§ SET PROBLEM:
Leaving out every picture, copy the lines of the data exactly, from the first through the line containing "(n32c) at (453,53)".

§ DATA EXTRACT:

• • • • •

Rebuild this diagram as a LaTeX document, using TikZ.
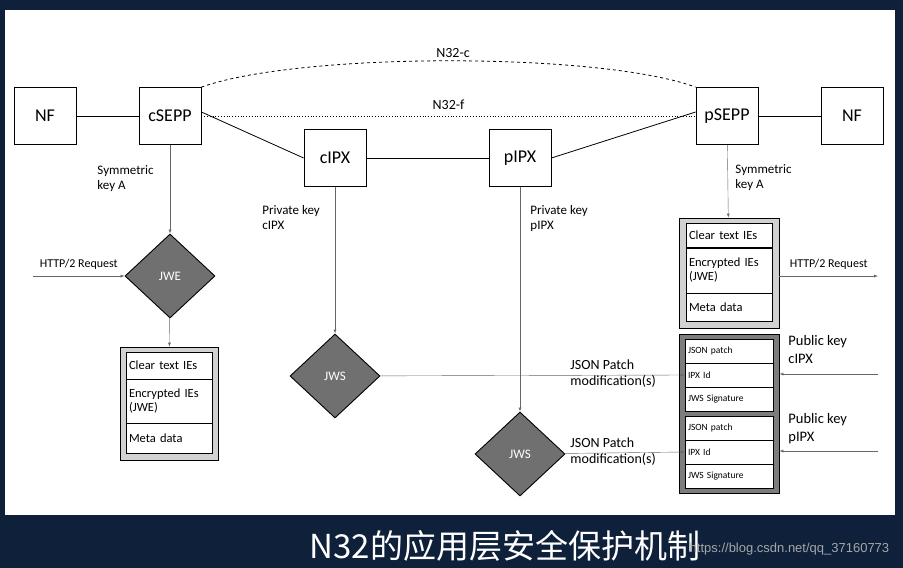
\documentclass[tikz,border=0pt]{standalone}
\usepackage{fontspec}
\setmainfont{Carlito}
\newfontfamily\cjk{Noto Sans CJK SC}
\newfontfamily\wm{Liberation Sans}
\usetikzlibrary{shapes.geometric}
\definecolor{slidebg}{RGB}{14,32,58}
\definecolor{jwsgray}{RGB}{112,112,112}
\definecolor{boxgray}{RGB}{210,210,210}
\definecolor{darkbox}{RGB}{125,125,125}
\tikzset{
  nf/.style={draw,thick,fill=white,minimum width=62pt,minimum height=57pt,font=\fontsize{18}{20}\selectfont},
  jw/.style={diamond,draw,fill=jwsgray,text=white,minimum width=90pt,minimum height=84pt,inner sep=0pt,font=\fontsize{13}{15}\selectfont},
  lbl/.style={align=left,font=\fontsize{13}{15}\selectfont,inner sep=0pt,anchor=north west},
  row/.style={draw,thick,fill=white,minimum width=86pt,text width=80pt,align=left,inner sep=3pt,font=\fontsize{12.5}{14}\selectfont},
  srow/.style={draw,thick,fill=white,minimum width=88pt,minimum height=24pt,text width=82pt,align=left,inner sep=3pt,font=\fontsize{9.5}{11}\selectfont},
  arr/.style={-latex,draw=gray!80!black,thin},
}
\begin{document}
\begin{tikzpicture}[x=1pt,y=-1pt,line width=0.9pt]
  \fill[slidebg] (0,0) rectangle (903,568);
  \fill[white] (5,10) rectangle (895,515);
  \useasboundingbox (0,0) rectangle (903,568);

  \node[nf] (nfl) at (45,116) {NF};
  \node[nf] (cs) at (170,116) {cSEPP};
  \node[nf] (ci) at (335,158) {cIPX};
  \node[nf] (pi) at (520,158) {pIPX};
  \node[nf] (ps) at (727,116) {pSEPP};
  \node[nf] (nfr) at (852,116) {NF};

  \draw[thick] (nfl) -- (cs);
  \draw[thick] ([yshift=4pt]cs.east) -- (ci.west);
  \draw[thick] (ci) -- (pi);
  \draw[thick] (pi.east) -- ([yshift=4pt]ps.west);
  \draw[thick] (ps) -- (nfr);
  \draw[dotted,thick] (cs.east) -- (ps.west) node[midway,above=3pt,font=\fontsize{14}{16}\selectfont] {N32-f};
  \draw[dashed,thick] (cs.north east) .. controls (300,52) and (600,52) .. (ps.north west);
  \node[font=\fontsize{14}{16}\selectfont] (n32c) at (453,53) {N32-c};

  % client side
  \node[lbl] (ska) at (97,165) {Symmetric\\key A};
  \node[jw] (jwe) at (170,276) {JWE};
  \draw[arr] (cs) -- (jwe);
  \coordinate (hin) at (33,276);
  \draw[arr] (hin) -- (jwe) node[midway,above=3pt,font=\fontsize{12}{14}\selectfont] {HTTP/2 Request};
  \node[draw,thick,fill=boxgray,minimum width=98pt,minimum height=113pt] (msgl) at (169,403.5) {};
  \node[row,minimum height=27pt] (l1) at (169,365.5) {Clear text IEs};
  \node[row,minimum height=44pt] (l2) at (169,401) {Encrypted IEs (JWE)};
  \node[row,minimum height=30pt] (l3) at (169,438) {Meta data};
  \draw[arr] (jwe) -- (msgl);

  % IPX side
  \node[lbl] (pkc) at (262,205) {Private key\\cIPX};
  \node[lbl] (pkp) at (530,205) {Private key\\pIPX};
  \node[jw] (jws1) at (335,376) {JWS};
  \node[jw] (jws2) at (520,454) {JWS};
  \draw[arr] (ci) -- (jws1);
  \draw[arr] (pi) -- (jws2);

  % producer side
  \node[lbl] (skb) at (735,164) {Symmetric\\key A};
  \node[draw,thick,fill=boxgray,minimum width=100pt,minimum height=110pt] (msgr) at (729,273) {};
  \node[row,minimum height=24pt] (r1) at (729,235) {Clear text IEs};
  \node[row,minimum height=45pt] (r2) at (729,270.5) {Encrypted IEs (JWE)};
  \node[row,minimum height=28pt] (r3) at (729,307) {Meta data};
  \draw[arr] (ps) -- (msgr);
  \coordinate (hout) at (878,276);
  \draw[arr] (msgr.east |- hout) -- (hout) node[midway,above=3pt,font=\fontsize{12}{14}\selectfont] {HTTP/2 Request};

  \node[draw,thick,fill=darkbox,minimum width=100pt,minimum height=159pt] (sig) at (729,413.5) {};
  \node[srow] (s1) at (729,351) {JSON patch};
  \node[srow] (s2) at (729,375) {IPX Id};
  \node[srow] (s3) at (729,399) {JWS Signature};
  \node[srow] (s4) at (729,428) {JSON patch};
  \node[srow] (s5) at (729,452) {IPX Id};
  \node[srow] (s6) at (729,476) {JWS Signature};

  \draw[arr] (jws1) -- (s2.west);
  \draw[arr] (jws2) -- (s5.west);
  \node[lbl,font=\fontsize{14}{16.5}\selectfont] (jp1) at (570,359) {JSON Patch\\modification(s)};
  \node[lbl,font=\fontsize{14}{16.5}\selectfont] (jp2) at (570,437) {JSON Patch\\modification(s)};

  \node[lbl,font=\fontsize{14.5}{18}\selectfont] (puc) at (788,335) {Public key\\cIPX};
  \node[lbl,font=\fontsize{14.5}{18}\selectfont] (pup) at (788,413) {Public key\\pIPX};
  \coordinate (pc) at (878,374);
  \coordinate (pp) at (878,451);
  \draw[arr] (pc) -- (sig.east |- pc);
  \draw[arr] (pp) -- (sig.east |- pp);

  % caption
  \node[text=white,font=\cjk\fontsize{33}{35}\selectfont] (cap) at (505,546) {N32的应用层安全保护机制};
  \node[anchor=east,text=gray!70,font=\wm\fontsize{13}{15}\selectfont] (wmk) at (893,549) {https://blog.csdn.net/qq\_37160773};
\end{tikzpicture}
\end{document}
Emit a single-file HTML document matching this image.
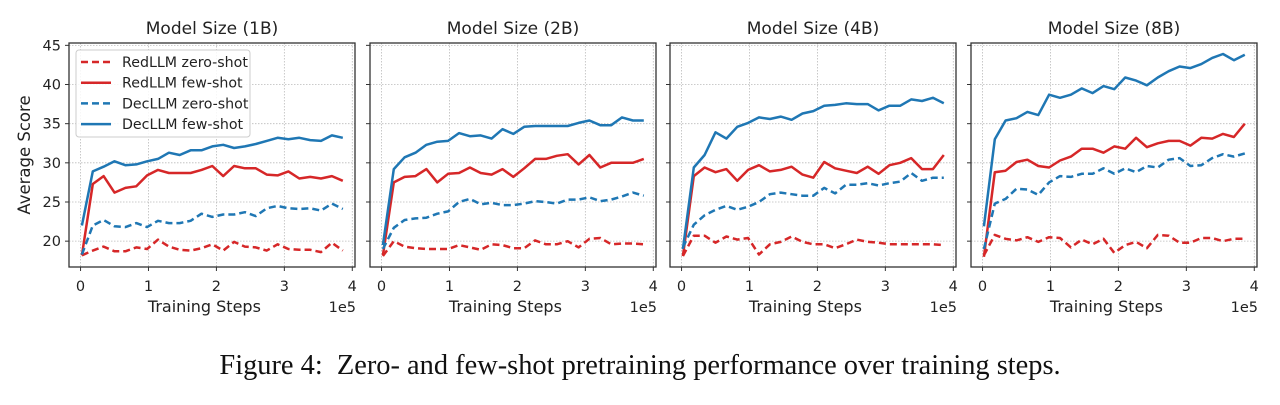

• • • • •

§ COMPLETE RESPONSE:
Rebuild this diagram as a LaTeX document, using TikZ.
\documentclass[tikz,border=0pt]{standalone}
\usepackage{fontspec}
\setmainfont{Carlito}
\newfontfamily\cjk{Noto Sans CJK SC}
\newfontfamily\wm{Liberation Sans}
\usetikzlibrary{shapes.geometric}
\definecolor{slidebg}{RGB}{14,32,58}
\definecolor{jwsgray}{RGB}{112,112,112}
\definecolor{boxgray}{RGB}{210,210,210}
\definecolor{darkbox}{RGB}{125,125,125}
\tikzset{
  nf/.style={draw,thick,fill=white,minimum width=62pt,minimum height=57pt,font=\fontsize{18}{20}\selectfont},
  jw/.style={diamond,draw,fill=jwsgray,text=white,minimum width=90pt,minimum height=84pt,inner sep=0pt,font=\fontsize{13}{15}\selectfont},
  lbl/.style={align=left,font=\fontsize{13}{15}\selectfont,inner sep=0pt,anchor=north west},
  row/.style={draw,thick,fill=white,minimum width=86pt,text width=80pt,align=left,inner sep=3pt,font=\fontsize{12.5}{14}\selectfont},
  srow/.style={draw,thick,fill=white,minimum width=88pt,minimum height=24pt,text width=82pt,align=left,inner sep=3pt,font=\fontsize{9.5}{11}\selectfont},
  arr/.style={-latex,draw=gray!80!black,thin},
}
\begin{document}
\begin{tikzpicture}[x=1pt,y=-1pt,line width=0.9pt]
  \fill[slidebg] (0,0) rectangle (903,568);
  \fill[white] (5,10) rectangle (895,515);
  \useasboundingbox (0,0) rectangle (903,568);

  \node[nf] (nfl) at (45,116) {NF};
  \node[nf] (cs) at (170,116) {cSEPP};
  \node[nf] (ci) at (335,158) {cIPX};
  \node[nf] (pi) at (520,158) {pIPX};
  \node[nf] (ps) at (727,116) {pSEPP};
  \node[nf] (nfr) at (852,116) {NF};

  \draw[thick] (nfl) -- (cs);
  \draw[thick] ([yshift=4pt]cs.east) -- (ci.west);
  \draw[thick] (ci) -- (pi);
  \draw[thick] (pi.east) -- ([yshift=4pt]ps.west);
  \draw[thick] (ps) -- (nfr);
  \draw[dotted,thick] (cs.east) -- (ps.west) node[midway,above=3pt,font=\fontsize{14}{16}\selectfont] {N32-f};
  \draw[dashed,thick] (cs.north east) .. controls (300,52) and (600,52) .. (ps.north west);
  \node[font=\fontsize{14}{16}\selectfont] (n32c) at (453,53) {N32-c};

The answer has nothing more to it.